Getting the Outback ready for the season. I can't find my notes telling me what tire pressure to maintain in the stock Towmax tires. When I checked the pressure the four tires varied from 41 psi to 50 psi. On the tire sidewall max pressure at max load is 65 psi. I put 54 psi in this morning to take it out for a trail run.

Most of my driving is 55 to 65 mph with some 70 mph on runs of 200 miles or less.


----------



## Todd&Regan (Jul 1, 2010)

Recommended tire pressure information for the stock tires is located on the Keystone information sticker on the outside left-front of your camper. For my 270BH with Towmax tires, the recommended tire pressure is 65psi.


----------



## Thunder Mountain (Jun 24, 2012)

double d said:


> Recommended tire pressure information for the stock tires is located on the Keystone information sticker on the outside left-front of your camper.
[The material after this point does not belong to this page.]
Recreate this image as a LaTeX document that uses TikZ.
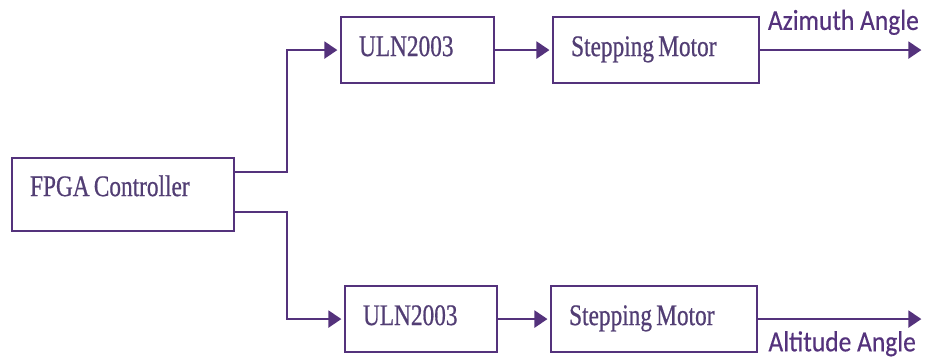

For my 270BH with Towmax tires, the recommended tire pressure is 65psi.


Sticker only says 65 psi at maximum payload just like the sidewall of the tire. I've never run tires at max psi. Just wonder what people are airing up their tires in the real world.


----------



## CamperAndy (Aug 26, 2004)

The load carrying capability of the tires is in direct relationship to the tire pressure.

Run them at MAXIMUM at all times. This increases the tire load capability to its rated max and improves sidewall stiffness. It also reduces tire heat and rolling resistance. Don't look at trailer tires the way you would the tires on your car.


----------



## KTMRacer (Jun 28, 2010)

I agree with camper andy.

Unlike car/truck tires where the inflation pressure is determined by the tire load, most of the ST tire mfg specify they should be run at the max sidewall pressure regardless of load. It has to do with tire construction and the very high side loads ST tires take during a turn or backing.

I've done that for years, and even though max pressure is significantly higher than the tire pressure base on load, my ST tires have worn evenly and gone a long time, typically 25K miles or so per set and still had tread left, but were getting near the age related replacement time. Neighbor does the same thing, tows close to 20K miles/year and tire wear evenly and he gets 30K+/tire set.

My latest tire set are LRE inflated to 80psi even though by the pressure vs. load it would only be about 50psi. Even with that again, the tires are wearing evenly and the stiffer sidewall does seem to make the trailer more stable.


----------